The ability to accomplish educational goals even when you are not able to attend classes at a school has changed the world.  It doesn’t seem so long ago when I was working for the Air Force Library System that we hosted a conference on providing library services to military troops in the Gulf — that was after the 1st Gulf War. We gained Command attention for partnering through the BEPAC (that’s the Base Education and Planning Committee – the military loves those acronyms) to deliver the library component to college classes offered to deployed troops. As the AF was building tent cities in the deserts of Saudi Arabia, the Comm Squadron was installing lines and computers and we were sending library service right along with them.

I am personally thankful for online education. While an MLS was my goal, it was totally unavailable where I was living, until the UIUC LEEP program became available. MLS programs are much more available now — in the last week I’ve written 2 recommendation letters for candidates for library school, who have a multitude of choices available to them.

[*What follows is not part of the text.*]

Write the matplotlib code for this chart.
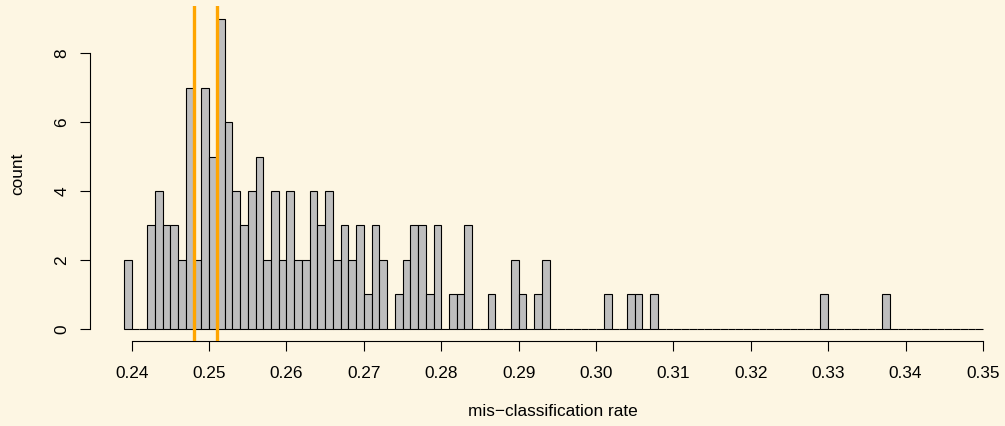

Finding candidates that meet educational requirements has become easier. Where previously finding a candidate with a college degree in rural communities was not always easy, many job postings now attract local applicants with academic accomplishments that exceed minimum requirements, often gained through distance learning programs.

And not all distance learning is academic. In my previous location, a small  rural school district has gained statewide notice for attracting elementary and high school students who for various reasons want to pursue education online. Another young person I know does not attend her local high school for health reasons and is going to school online.

You’d think that all the distance learning was the product of the Internet. But not so! My mother, now an octogenarian retired teacher with a school media licensure, got her teaching credential through a 2-year Normal school. Some years later, when the state required a Bachelors Degree, she earned some of her credits watching college lectures that were broadcast on television very early in the morning.

Digging through a box of books at my mother’s house last weekend, I ran across the text for my first distance class – a brown-covered song book. It is way longer ago than I want to admit that I attended a 2-room country school in Wisconsin. Each classroom had a teacher that taught all subjects. We had no subject specialists, but once a week on Wednesday afternoons was the high point of my week. That was the day that we turned the classroom radio to the local AM station that relayed the WHA Wisconsin School of the Air transmission of “Let’s Sing” with Warren Wooldridge and Don Voegeli at the piano. We sat at our desks and learned music over the radio, singing along with the crackly AM radio transmission (well some of us sang, but some just mumbled). Some lucky kids got to go to regional “Let’s Sing” events. I wasn’t one of them. Years later, through a music scholarship, I received my Bachelors Degreee in Music Education. Thanks, WHA and Warren Wooldridge.